[STATED EXERCISE] Without copying any pictures, restate exactly the lines from the start of the records through the line containing "y_step = [20, 0.2, 20, 0.2, 0.2, 0.2]".

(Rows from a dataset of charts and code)
++++++++++

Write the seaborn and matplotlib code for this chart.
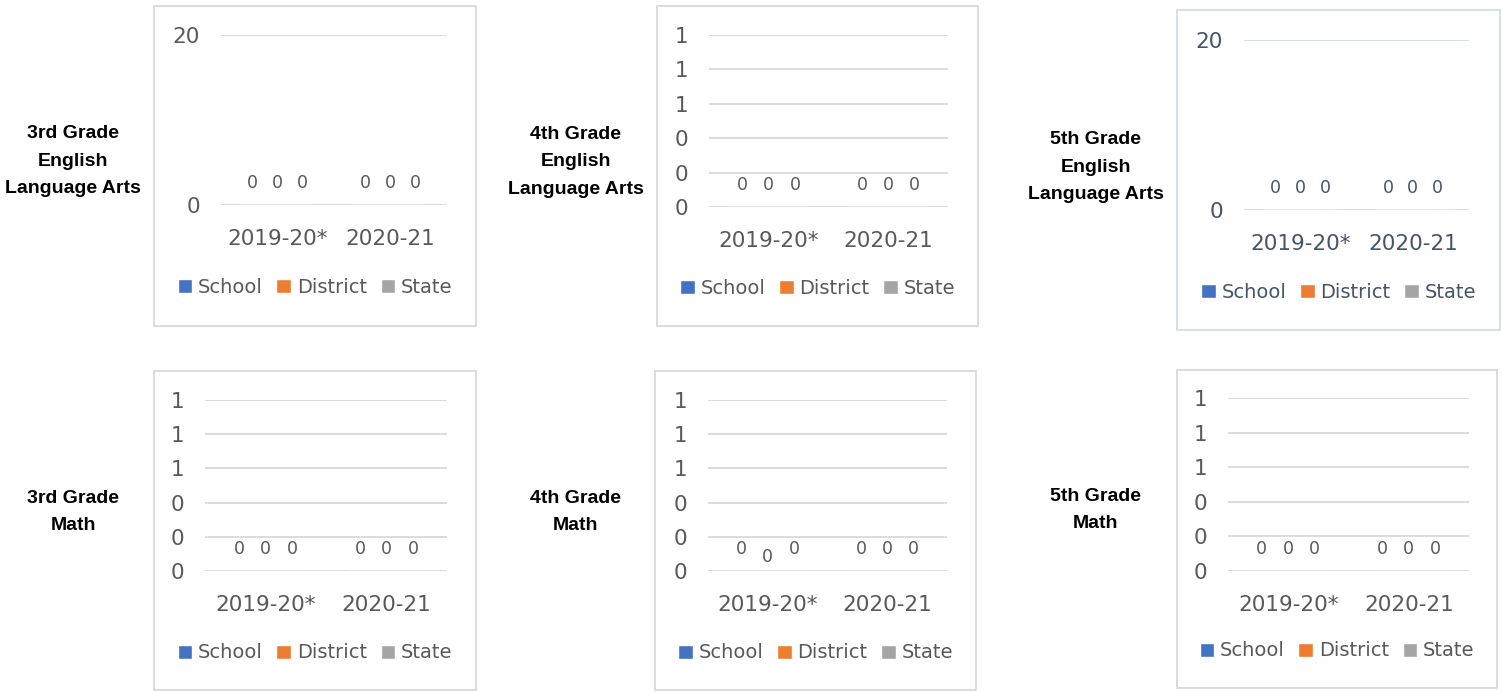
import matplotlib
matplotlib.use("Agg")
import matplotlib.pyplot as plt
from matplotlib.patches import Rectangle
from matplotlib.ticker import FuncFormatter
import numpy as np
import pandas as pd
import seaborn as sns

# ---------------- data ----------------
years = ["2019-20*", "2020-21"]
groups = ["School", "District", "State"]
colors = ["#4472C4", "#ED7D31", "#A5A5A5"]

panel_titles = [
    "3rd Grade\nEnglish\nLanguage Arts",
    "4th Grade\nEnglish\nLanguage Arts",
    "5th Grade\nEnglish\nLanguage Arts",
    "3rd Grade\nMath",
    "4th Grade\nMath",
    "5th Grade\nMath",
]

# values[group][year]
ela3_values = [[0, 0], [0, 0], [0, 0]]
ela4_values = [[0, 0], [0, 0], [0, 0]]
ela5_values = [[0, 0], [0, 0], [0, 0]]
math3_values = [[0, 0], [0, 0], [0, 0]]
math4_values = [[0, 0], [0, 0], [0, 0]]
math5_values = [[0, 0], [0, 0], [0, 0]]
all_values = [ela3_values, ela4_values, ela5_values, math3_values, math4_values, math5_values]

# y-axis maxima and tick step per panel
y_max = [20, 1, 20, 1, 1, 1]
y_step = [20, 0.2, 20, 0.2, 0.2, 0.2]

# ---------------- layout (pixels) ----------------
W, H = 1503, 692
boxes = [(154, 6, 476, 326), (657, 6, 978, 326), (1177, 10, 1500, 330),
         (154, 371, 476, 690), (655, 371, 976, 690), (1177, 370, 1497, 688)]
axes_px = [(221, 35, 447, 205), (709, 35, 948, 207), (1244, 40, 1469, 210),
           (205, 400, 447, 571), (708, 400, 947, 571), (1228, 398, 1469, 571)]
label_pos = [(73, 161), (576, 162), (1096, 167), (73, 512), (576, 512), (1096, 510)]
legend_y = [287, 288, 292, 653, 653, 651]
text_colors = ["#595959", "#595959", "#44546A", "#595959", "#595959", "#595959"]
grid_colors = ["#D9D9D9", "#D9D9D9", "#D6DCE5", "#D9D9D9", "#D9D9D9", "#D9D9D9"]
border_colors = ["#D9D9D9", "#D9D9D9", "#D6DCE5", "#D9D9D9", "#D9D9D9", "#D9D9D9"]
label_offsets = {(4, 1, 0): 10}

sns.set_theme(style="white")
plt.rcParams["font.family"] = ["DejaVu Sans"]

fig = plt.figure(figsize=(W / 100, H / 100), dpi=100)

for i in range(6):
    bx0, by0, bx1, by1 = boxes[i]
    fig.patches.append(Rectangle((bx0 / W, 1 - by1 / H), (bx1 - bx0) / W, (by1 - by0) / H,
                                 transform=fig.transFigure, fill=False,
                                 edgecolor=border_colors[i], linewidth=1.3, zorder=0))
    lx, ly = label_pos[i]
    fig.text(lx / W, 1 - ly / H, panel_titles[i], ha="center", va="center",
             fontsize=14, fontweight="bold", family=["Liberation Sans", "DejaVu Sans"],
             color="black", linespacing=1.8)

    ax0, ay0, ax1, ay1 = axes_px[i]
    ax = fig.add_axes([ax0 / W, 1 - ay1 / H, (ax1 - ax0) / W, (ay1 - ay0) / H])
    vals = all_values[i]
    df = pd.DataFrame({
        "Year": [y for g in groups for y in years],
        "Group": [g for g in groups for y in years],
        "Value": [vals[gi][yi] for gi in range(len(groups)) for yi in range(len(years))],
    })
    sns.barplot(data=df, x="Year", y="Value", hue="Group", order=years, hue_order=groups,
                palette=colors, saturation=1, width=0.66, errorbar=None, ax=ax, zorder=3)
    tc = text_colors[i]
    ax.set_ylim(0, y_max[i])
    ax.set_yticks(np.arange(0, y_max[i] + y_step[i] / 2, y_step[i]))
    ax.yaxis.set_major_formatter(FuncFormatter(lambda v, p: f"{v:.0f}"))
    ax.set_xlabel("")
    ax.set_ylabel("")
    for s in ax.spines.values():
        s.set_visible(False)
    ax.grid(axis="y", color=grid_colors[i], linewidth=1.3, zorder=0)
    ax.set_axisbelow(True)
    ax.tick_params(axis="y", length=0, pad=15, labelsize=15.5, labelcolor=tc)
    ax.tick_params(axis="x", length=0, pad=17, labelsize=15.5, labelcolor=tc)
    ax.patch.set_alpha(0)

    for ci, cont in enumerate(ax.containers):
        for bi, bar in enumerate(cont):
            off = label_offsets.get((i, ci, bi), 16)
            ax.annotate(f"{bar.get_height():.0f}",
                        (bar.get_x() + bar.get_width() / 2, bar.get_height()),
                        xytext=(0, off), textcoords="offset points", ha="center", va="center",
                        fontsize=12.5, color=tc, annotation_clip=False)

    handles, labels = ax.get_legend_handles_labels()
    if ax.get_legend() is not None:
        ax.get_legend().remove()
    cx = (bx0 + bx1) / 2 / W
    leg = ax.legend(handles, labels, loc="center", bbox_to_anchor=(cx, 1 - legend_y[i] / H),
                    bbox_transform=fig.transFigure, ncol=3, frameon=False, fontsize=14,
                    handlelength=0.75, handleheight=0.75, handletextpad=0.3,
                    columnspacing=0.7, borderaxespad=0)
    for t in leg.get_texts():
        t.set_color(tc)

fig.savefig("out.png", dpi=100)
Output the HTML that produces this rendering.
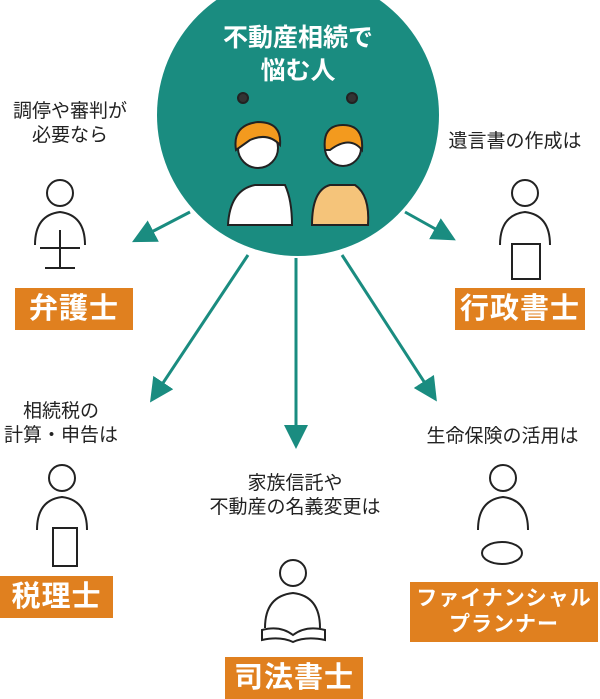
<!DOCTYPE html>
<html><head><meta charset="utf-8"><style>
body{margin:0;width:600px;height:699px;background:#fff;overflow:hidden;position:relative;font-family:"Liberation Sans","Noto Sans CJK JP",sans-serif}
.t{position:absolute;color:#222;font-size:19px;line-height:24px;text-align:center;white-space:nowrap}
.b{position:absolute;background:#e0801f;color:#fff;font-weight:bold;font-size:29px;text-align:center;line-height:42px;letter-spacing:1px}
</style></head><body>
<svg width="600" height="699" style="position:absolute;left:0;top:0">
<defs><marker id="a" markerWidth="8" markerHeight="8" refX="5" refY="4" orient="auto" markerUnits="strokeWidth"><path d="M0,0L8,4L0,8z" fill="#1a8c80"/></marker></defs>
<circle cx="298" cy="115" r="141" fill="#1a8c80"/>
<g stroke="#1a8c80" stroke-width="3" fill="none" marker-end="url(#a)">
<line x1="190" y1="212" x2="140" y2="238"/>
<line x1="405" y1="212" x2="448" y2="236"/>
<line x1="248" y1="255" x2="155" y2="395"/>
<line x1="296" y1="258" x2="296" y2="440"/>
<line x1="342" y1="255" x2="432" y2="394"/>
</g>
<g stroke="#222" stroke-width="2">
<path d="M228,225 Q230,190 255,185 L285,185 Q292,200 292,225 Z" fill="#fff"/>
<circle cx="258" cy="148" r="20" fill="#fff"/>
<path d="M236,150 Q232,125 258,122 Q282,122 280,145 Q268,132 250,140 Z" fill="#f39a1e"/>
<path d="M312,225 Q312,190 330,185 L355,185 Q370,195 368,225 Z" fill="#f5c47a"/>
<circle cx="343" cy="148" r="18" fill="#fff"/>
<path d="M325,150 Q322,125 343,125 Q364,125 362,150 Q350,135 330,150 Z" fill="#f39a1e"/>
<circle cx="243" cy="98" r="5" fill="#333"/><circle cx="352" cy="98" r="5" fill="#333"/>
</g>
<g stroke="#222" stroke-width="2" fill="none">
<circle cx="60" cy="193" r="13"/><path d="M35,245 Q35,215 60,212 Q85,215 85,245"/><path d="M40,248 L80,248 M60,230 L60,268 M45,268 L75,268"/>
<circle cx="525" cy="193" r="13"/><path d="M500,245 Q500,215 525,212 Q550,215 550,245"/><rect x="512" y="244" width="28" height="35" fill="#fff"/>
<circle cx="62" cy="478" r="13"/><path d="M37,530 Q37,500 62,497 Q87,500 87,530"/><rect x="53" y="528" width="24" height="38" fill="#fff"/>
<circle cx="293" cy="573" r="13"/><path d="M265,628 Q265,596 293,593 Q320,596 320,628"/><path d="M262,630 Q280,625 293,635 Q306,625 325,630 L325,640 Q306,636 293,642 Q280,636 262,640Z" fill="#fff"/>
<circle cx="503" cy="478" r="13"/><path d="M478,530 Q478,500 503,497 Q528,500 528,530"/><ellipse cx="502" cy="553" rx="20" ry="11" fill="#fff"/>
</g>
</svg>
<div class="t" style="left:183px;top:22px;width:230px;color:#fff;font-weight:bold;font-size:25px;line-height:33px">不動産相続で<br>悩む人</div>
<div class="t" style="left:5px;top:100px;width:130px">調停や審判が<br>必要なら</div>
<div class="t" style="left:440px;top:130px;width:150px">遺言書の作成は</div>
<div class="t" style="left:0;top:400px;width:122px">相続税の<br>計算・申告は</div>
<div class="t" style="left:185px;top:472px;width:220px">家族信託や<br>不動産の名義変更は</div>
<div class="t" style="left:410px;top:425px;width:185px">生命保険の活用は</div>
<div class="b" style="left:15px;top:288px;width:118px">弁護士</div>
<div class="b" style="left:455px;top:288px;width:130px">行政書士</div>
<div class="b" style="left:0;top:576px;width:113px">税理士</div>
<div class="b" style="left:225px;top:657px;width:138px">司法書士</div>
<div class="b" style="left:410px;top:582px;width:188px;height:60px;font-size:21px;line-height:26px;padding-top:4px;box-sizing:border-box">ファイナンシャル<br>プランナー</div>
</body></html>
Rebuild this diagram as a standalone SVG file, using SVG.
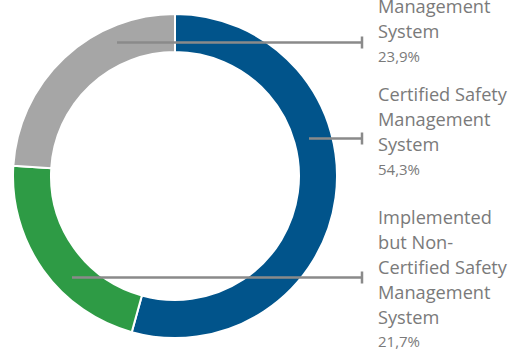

++++++++++

[OUTPUT FOR THIS EXERCISE]
Write the seaborn and matplotlib code for this chart.
import matplotlib
matplotlib.use("Agg")
import matplotlib.pyplot as plt
from matplotlib.patches import Rectangle
from matplotlib.ticker import FuncFormatter
import numpy as np
import pandas as pd
import seaborn as sns

# ---------------- data ----------------
years = ["2019-20*", "2020-21"]
groups = ["School", "District", "State"]
colors = ["#4472C4", "#ED7D31", "#A5A5A5"]

panel_titles = [
    "3rd Grade\nEnglish\nLanguage Arts",
    "4th Grade\nEnglish\nLanguage Arts",
    "5th Grade\nEnglish\nLanguage Arts",
    "3rd Grade\nMath",
    "4th Grade\nMath",
    "5th Grade\nMath",
]

# values[group][year]
ela3_values = [[0, 0], [0, 0], [0, 0]]
ela4_values = [[0, 0], [0, 0], [0, 0]]
ela5_values = [[0, 0], [0, 0], [0, 0]]
math3_values = [[0, 0], [0, 0], [0, 0]]
math4_values = [[0, 0], [0, 0], [0, 0]]
math5_values = [[0, 0], [0, 0], [0, 0]]
all_values = [ela3_values, ela4_values, ela5_values, math3_values, math4_values, math5_values]

# y-axis maxima and tick step per panel
y_max = [20, 1, 20, 1, 1, 1]
y_step = [20, 0.2, 20, 0.2, 0.2, 0.2]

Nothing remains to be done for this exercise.